Depois de uma crise social e política que se estendeu por um ano, a Bolívia teve nas eleições presidenciais de outubro de 2020 —um pleito limpo e cujo resultado foi reconhecido por todos os envolvidos no processo— uma chance de superar os fantasmas do passado.

O vencedor, Luis Arce, assumiu com um discurso conciliador, afirmando que seu partido, o MAS, havia aprendido com a experiência pregressa e que buscaria corrigir os erros na nova administração.

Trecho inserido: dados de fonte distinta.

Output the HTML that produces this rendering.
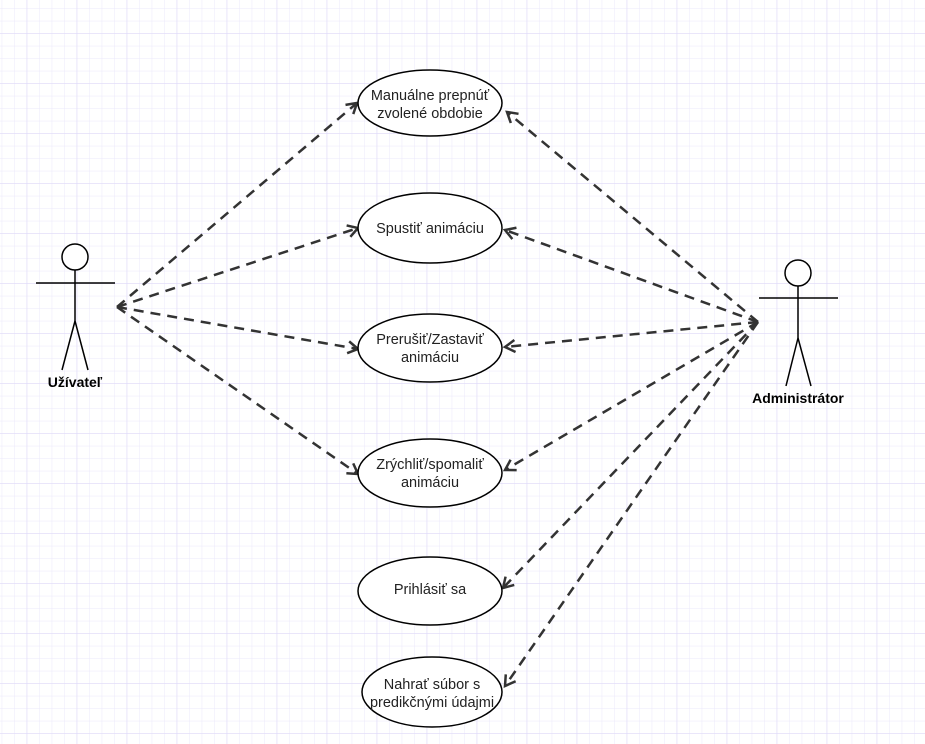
<!DOCTYPE html>
<html><head><meta charset="utf-8"><style>
html,body{margin:0;padding:0;background:#fff;}
svg{display:block;}
text{font-family:"Liberation Sans",Arial,sans-serif;}
</style></head><body>
<svg width="925" height="744" viewBox="0 0 925 744" xmlns="http://www.w3.org/2000/svg">
<defs>
<pattern id="g" x="1.7" y="8.3" width="12.5" height="12.5" patternUnits="userSpaceOnUse">
<path d="M0 0V12.5M0 0H12.5" stroke="#ebe8fb" stroke-width="1" fill="none"/>
</pattern>
<pattern id="G" x="26.7" y="33.3" width="50" height="50" patternUnits="userSpaceOnUse">
<path d="M0 0V50M0 0H50" stroke="#ddd8f8" stroke-width="1" fill="none"/>
</pattern>
<marker id="a" markerWidth="16" markerHeight="16" refX="12" refY="8" orient="auto" markerUnits="userSpaceOnUse">
<path d="M2 2L12 8L2 14" fill="none" stroke="#333" stroke-width="2.5"/>
</marker>
</defs>
<rect width="925" height="744" fill="url(#g)"/>
<rect width="925" height="744" fill="url(#G)"/>

<g stroke="#333" stroke-width="2.5" stroke-dasharray="10,7" fill="none" marker-end="url(#a)">
<line x1="117" y1="307" x2="357" y2="103"/>
<line x1="117" y1="307" x2="358" y2="228"/>
<line x1="117" y1="307" x2="358" y2="349"/>
<line x1="117" y1="307" x2="358" y2="474"/>
<line x1="758" y1="322" x2="507" y2="112"/>
<line x1="758" y1="322" x2="505" y2="230"/>
<line x1="758" y1="322" x2="505" y2="347"/>
<line x1="758" y1="322" x2="505" y2="470"/>
<line x1="758" y1="322" x2="503" y2="588"/>
<line x1="758" y1="322" x2="505" y2="686"/>
</g>

<g fill="#fff" stroke="#000" stroke-width="1.5">
<ellipse cx="430" cy="103" rx="72" ry="33"/>
<ellipse cx="430" cy="228" rx="72" ry="35"/>
<ellipse cx="430" cy="348" rx="72" ry="34"/>
<ellipse cx="430" cy="473" rx="72" ry="34"/>
<ellipse cx="430" cy="591" rx="72" ry="34"/>
<ellipse cx="432" cy="692" rx="70" ry="35"/>
</g>
<g font-size="14.5" fill="#222" text-anchor="middle">
<text x="430" y="100">Manuálne prepnúť</text>
<text x="430" y="118">zvolené obdobie</text>
<text x="430" y="233">Spustiť animáciu</text>
<text x="430" y="344">Prerušiť/Zastaviť</text>
<text x="430" y="362">animáciu</text>
<text x="430" y="469">Zrýchliť/spomaliť</text>
<text x="430" y="487">animáciu</text>
<text x="430" y="594">Prihlásiť sa</text>
<text x="432" y="689">Nahrať súbor s</text>
<text x="432" y="707">predikčnými údajmi</text>
</g>

<g stroke="#000" stroke-width="1.5" fill="#fff">
<circle cx="75" cy="257" r="13"/>
<line x1="36" y1="283" x2="115" y2="283"/>
<line x1="75" y1="270" x2="75" y2="321"/>
<line x1="75" y1="321" x2="62" y2="370"/>
<line x1="75" y1="321" x2="88" y2="370"/>
<circle cx="798" cy="273" r="13"/>
<line x1="759" y1="298" x2="838" y2="298"/>
<line x1="798" y1="286" x2="798" y2="338"/>
<line x1="798" y1="338" x2="786" y2="386"/>
<line x1="798" y1="338" x2="811" y2="386"/>
</g>
<g font-size="14" font-weight="bold" fill="#000" text-anchor="middle">
<text x="75" y="387">Užívateľ</text>
<text x="798" y="403">Administrátor</text>
</g>
</svg>
</body></html>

Tais esperanças, contudo, começaram a cair por terra com as prisões da ex-presidente Jeanine Añez e de outras autoridades do antigo governo interino do país, que levantaram a suspeita de uso da Justiça como instrumento de perseguição a adversários políticos.

Añez, recorde-se, chegou à Presidência após a deposição de Evo Morales em 2019 utilizando procedimento não previsto na Constituição. Várias lideranças desse processo são agora acusadas de sedição, terrorismo e conspiração.

Imputações dessa natureza não são incomuns na história da Bolívia. Como observou a Comissão Interamericana de Direitos Humanos, constata-se ali uma recorrência de denúncias de atos de perseguição judicial de opositores em diferentes administrações.

Durante o governo de Añez, por exemplo, foram instaurados processos contra Evo e outros nomes do MAS por terrorismo e sedição. Os acusadores de ontem tornam-se agora alvo das mesmas acusações.

A entidade multilateral aponta ainda que tais tipos penais estão sob análise do Tribunal Constitucional do país desde que a bancada do MAS apresentou, em junho do ano passado, uma ação contra os artigos do Código Penal boliviano que tratam desses crimes.

Já o diretor para as Américas da ONG Human Rights Watch, José Miguel Vivanco, ressalta que as ordens de prisão contra Añez e seus ministros “não contêm nenhuma evidência de que tenham cometido o delito de terrorismo”.

Malgrado os potenciais vícios do processo, as violações de direitos humanos ocorridas na repressão a protestos contra a saída de Evo, que deixaram dezenas de mortos, precisam de fato ser investigadas.

Para isso, entretanto, a Justiça boliviana precisará desempenhar um papel que não exerce há muito —o de atuar de forma imparcial, independente e segundo os princípios do Estado democrático de Direito.